Visitors to an Austrian museum transcend the exhibition space on a steep black staircase constructed from layers of net by design collective Numen/For Use (+ slideshow).
Numen/For Use designed the traversable installation, titled Net Linz, for the OK Center for Contemporary Art in Linz, Austria.
The Austrian design collective constructed the piece, which sees visitors "flying" several stories above the floor, in the gallery's narrow stairwell.
"The input was that the installation has to enable alternative staircase i.e. a structural appendix to the existing hardware of the building," said Numen/For Use co-founder Nikola Radeljkovic.
"The project is an evolution of previous Net installations, specially designed for the space given to us at OK house in Linz," he added.
The woven structure gently sways as climbers ascend the ravine-like space, bordered on one side by a raw concrete wall and on the other by the gallery's metal-framed staircase.
Numen/For Use have produced a number of installations using nets, but always on a horizontal plane. For this vertical construction the designers had to experiment with new types of tensioning to make the staircase safe for visitors.
"When you have people 'flying' eight metres above the floor and other visitors, you have to take safety seriously," said the designer, whose studio also created a web-like installation for the Belgian gallery Z33.
Applying the same principles to the net construction as a standard staircase, the designers constructed a five-metre-long 1:4 scale-model to test how the tension would be distributed before creating the piece.
"Since the physics of the structure work totally different in horizontal and vertical 'modes' we had to test the idea in larger and larger and larger models," said Radeljkovic.
The final structure was made from four layers of netting, suspended from the ceiling of the stairwell and tensioned by a series of weighted sand-bags.
Two columns of netting are tacked together, giving the piece a curved, sinuous outline. Portholes in the walls of the net-work connect the two channels allowing visitors to pick their route to the top.

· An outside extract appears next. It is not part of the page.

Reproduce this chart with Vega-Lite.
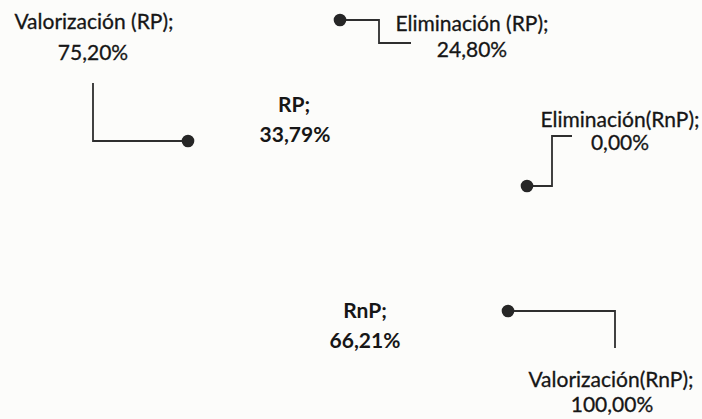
{
  "$schema": "https://vega.github.io/schema/vega-lite/v6.json",
  "width": 702,
  "height": 419,
  "padding": 0,
  "autosize": {"type": "fit", "contains": "padding"},
  "background": "#fcfcfa",
  "config": {"view": {"stroke": null}},
  "datasets": {
    "labels": [
      {"text": "Valorización (RP);", "x": 94, "y": 29, "bold": false},
      {"text": "75,20%", "x": 93, "y": 60, "bold": false},
      {"text": "RP;", "x": 294, "y": 112, "bold": true},
      {"text": "33,79%", "x": 295, "y": 142, "bold": true},
      {"text": "Eliminación (RP);", "x": 472, "y": 31, "bold": false},
      {"text": "24,80%", "x": 472, "y": 57, "bold": false},
      {"text": "Eliminación(RnP);", "x": 620, "y": 127, "bold": false},
      {"text": "0,00%", "x": 620, "y": 150, "bold": false},
      {"text": "RnP;", "x": 365, "y": 318, "bold": true},
      {"text": "66,21%", "x": 365, "y": 348, "bold": true},
      {"text": "Valorización(RnP);", "x": 611, "y": 387, "bold": false},
      {"text": "100,00%", "x": 612, "y": 412, "bold": false}
    ],
    "leaders": [
      {"id": "Valorización (RP)", "k": 0, "x": 188, "y": 141},
      {"id": "Valorización (RP)", "k": 1, "x": 93, "y": 141},
      {"id": "Valorización (RP)", "k": 2, "x": 93, "y": 83},
      {"id": "Eliminación (RP)", "k": 0, "x": 340, "y": 20},
      {"id": "Eliminación (RP)", "k": 1, "x": 379, "y": 20},
      {"id": "Eliminación (RP)", "k": 2, "x": 379, "y": 43},
      {"id": "Eliminación (RP)", "k": 3, "x": 411, "y": 43},
      {"id": "Eliminación(RnP)", "k": 0, "x": 527, "y": 186},
      {"id": "Eliminación(RnP)", "k": 1, "x": 552, "y": 186},
      {"id": "Eliminación(RnP)", "k": 2, "x": 552, "y": 136},
      {"id": "Eliminación(RnP)", "k": 3, "x": 572, "y": 136},
      {"id": "Valorización(RnP)", "k": 0, "x": 508, "y": 311},
      {"id": "Valorización(RnP)", "k": 1, "x": 615, "y": 311},
      {"id": "Valorización(RnP)", "k": 2, "x": 615, "y": 348}
    ]
  },
  "layer": [
    {
      "data": {"name": "leaders"},
      "mark": {"type": "line", "color": "#2e2e2e", "strokeWidth": 1.8, "interpolate": "linear"},
      "encoding": {
        "x": {"field": "x", "type": "quantitative", "scale": {"domain": [0, 702], "nice": false, "zero": false}, "axis": null},
        "y": {"field": "y", "type": "quantitative", "scale": {"domain": [419, 0], "nice": false, "zero": false}, "axis": null},
        "detail": {"field": "id"},
        "order": {"field": "k"}
      }
    },
    {
      "data": {"name": "leaders"},
      "transform": [{"filter": "datum.k == 0"}],
      "mark": {"type": "point", "filled": true, "color": "#262626", "size": 160, "opacity": 1},
      "encoding": {
        "x": {"field": "x", "type": "quantitative"},
        "y": {"field": "y", "type": "quantitative"}
      }
    },
    {
      "data": {"name": "labels"},
      "transform": [{"filter": "!datum.bold"}],
      "mark": {"type": "text", "font": "Lato", "fontSize": 21, "baseline": "alphabetic", "align": "center", "color": "#161616", "stroke": "#161616", "strokeWidth": 0.3},
      "encoding": {
        "x": {"field": "x", "type": "quantitative"},
        "y": {"field": "y", "type": "quantitative"},
        "text": {"field": "text"}
      }
    },
    {
      "data": {"name": "labels"},
      "transform": [{"filter": "datum.bold"}],
      "mark": {"type": "text", "font": "Lato", "fontSize": 21, "fontWeight": "bold", "baseline": "alphabetic", "align": "center", "color": "#161616"},
      "encoding": {
        "x": {"field": "x", "type": "quantitative"},
        "y": {"field": "y", "type": "quantitative"},
        "text": {"field": "text"}
      }
    }
  ]
}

"Since walking is rather uncomfortable because of the hardness of the net, we were concerned how people would react," said Radeljkovic.
"But the response was more than satisfactory – some even went up and down for hours. It's like this thrill of exposure to height and wobbliness suppressed the physical discomfort," he added.
Net Linz was on show at the OK Centre for Contemporary Art in Linz until 19 October.